Several studies have praised edTPA, contending that teacher education programs improve when they adjust to its teaching standards (Barron, 2015; Miller, Carroll, Jancic, & Markworth, 2015; Sloan, 2013). Still other studies have been critical of the evolution and implementation of edTPA, especially as a high-stakes determination of teacher preparation (Cochran-Smith, Piazza, & Power, 2013; Goldhaber, Cowan, & Theobald, 2017; Ledwell & Oyler, 2016; Lunsford, Warner, Park, & Morgan, 2016; Seymour, Burns, & Henry, 2018). However, only a few critical studies of edTPA have been published in arts education journals, with the exception of Parkes and Powell (2015), who stated, “Certainly the edTPA should not be implemented as standard policy” (p. 111). Even so, fewer studies in arts education have examined edTPA through the lens of critical policy analysis.

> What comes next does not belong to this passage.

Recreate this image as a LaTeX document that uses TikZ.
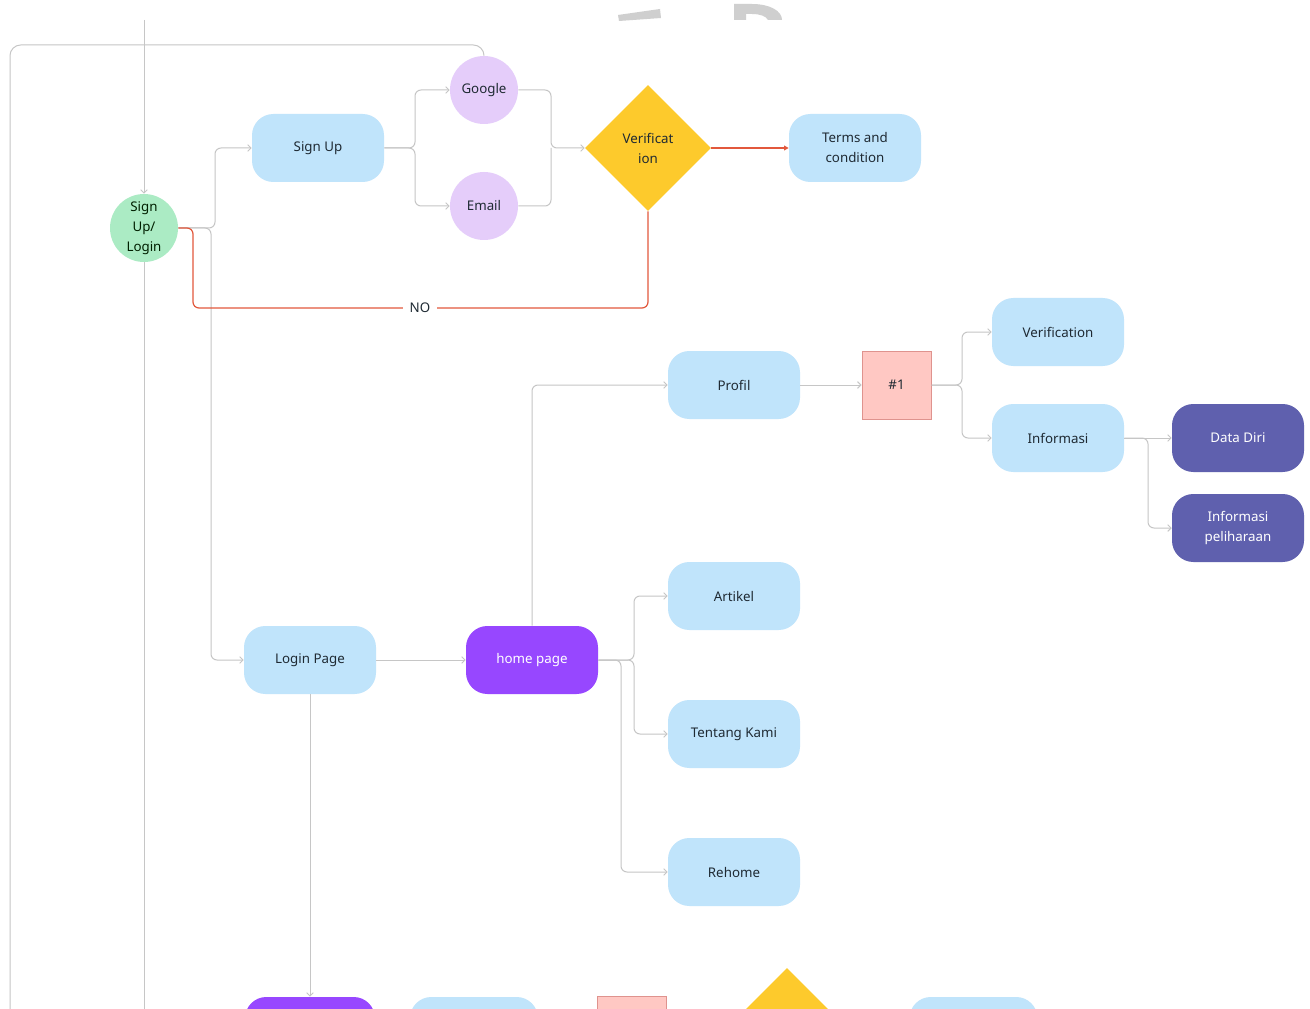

Using the method of critical policy analysis, or CPA, the purpose of this analysis was to examine the history and policies associated with edTPA in arts education. Specifically, I examined emerging literature concerning edTPA, with a particular focus on the policy documents released by Pearson, and considered the following questions: (a) How do those who created edTPA frame its function and importance?; (b) How have the standards and objectives of edTPA been justified as practice?; and (c) How has edTPA been used to privilege or marginalize individuals and groups? I will discuss emerging themes, including inconsistency, absence, and marginalization. I will also offer policy suggestions and implications, such as problematizing the separation of performing arts from visual art, opposing the exclusion of music educators from the development of the edTPA handbook, offering alternatives to high-stakes practices, and promoting music educator licensing decision at the university level.